3D-SD-GS can reconstruct full objects from sparse or occluded cameras.

6.4 Virtual Try-On and AR

Because Gaussian splats are explicit geometry, the model can:

● reconstruct garments

● separate clothing from mannequins

● project clothing onto bodies

● maintain consistent lighting

6.5 Film, Animation, and Gaming

● Rapid asset prototyping

● AI-driven scene dressing

● Direct import into Unreal, Unity, Maya, Blender

6.6 Scientific and Industrial Applications

● Medical scans (3D volumes)

● Geospatial mapping

● Architecture / BIM

● Industrial inspection

7. Future Directions

7.1 Temporal diffusion for 4D Gaussian Splatting

Model can evolve scenes over time → useful for video, animation.

7.2 Integration with Sora-like generative video models

Extract camera trajectories and enforce 3D scene stabilization.

7.3 Mesh/SDF hybrid diffusion

Combine explicit splats with implicit surfaces.

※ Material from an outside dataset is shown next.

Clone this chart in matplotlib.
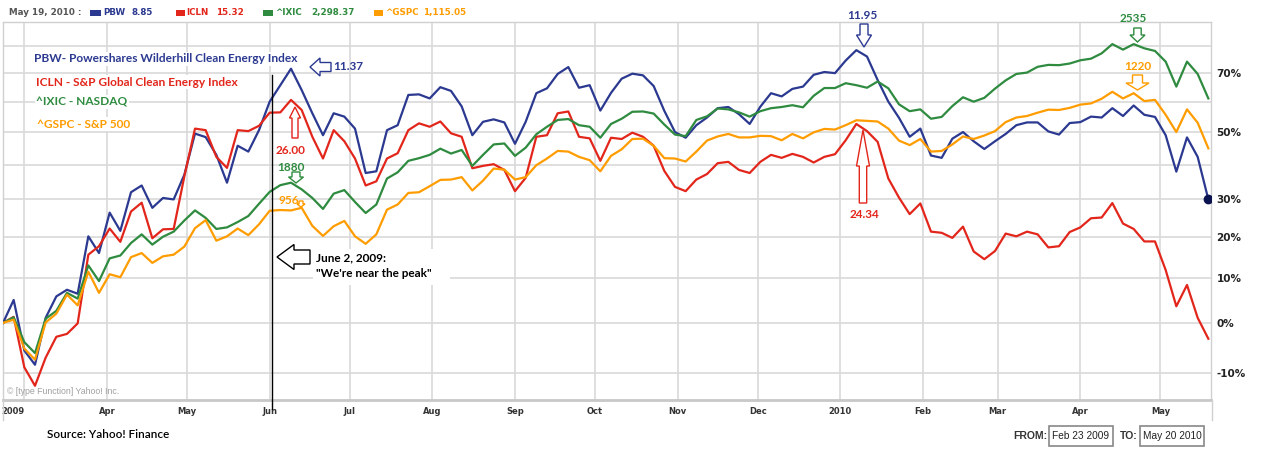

7.4 Industrial-scale training datasets

Billions of splats across product catalogs enable multi-category generalization.

8. Conclusion

3D Stable Diffusion over Gaussian Splatting represents the next step in generative foundation models: native 3D generation, not just multi-view 2D synthesis or implicit NeRF optimization. By diffusing directly in 3D latent space structured around Gaussian primitives, the model achieves coherence, controllability, and fidelity unattainable with traditional image-based approaches.

This technology enables new workflows in design, eCommerce, robotics, simulation, AR/VR, and high-end content creation — while dramatically lowering the cost and complexity of creating consistent, editable, high-quality 3D assets.

3D-SD-GS is positioned to become the core generative engine for the next decade of spatial computing.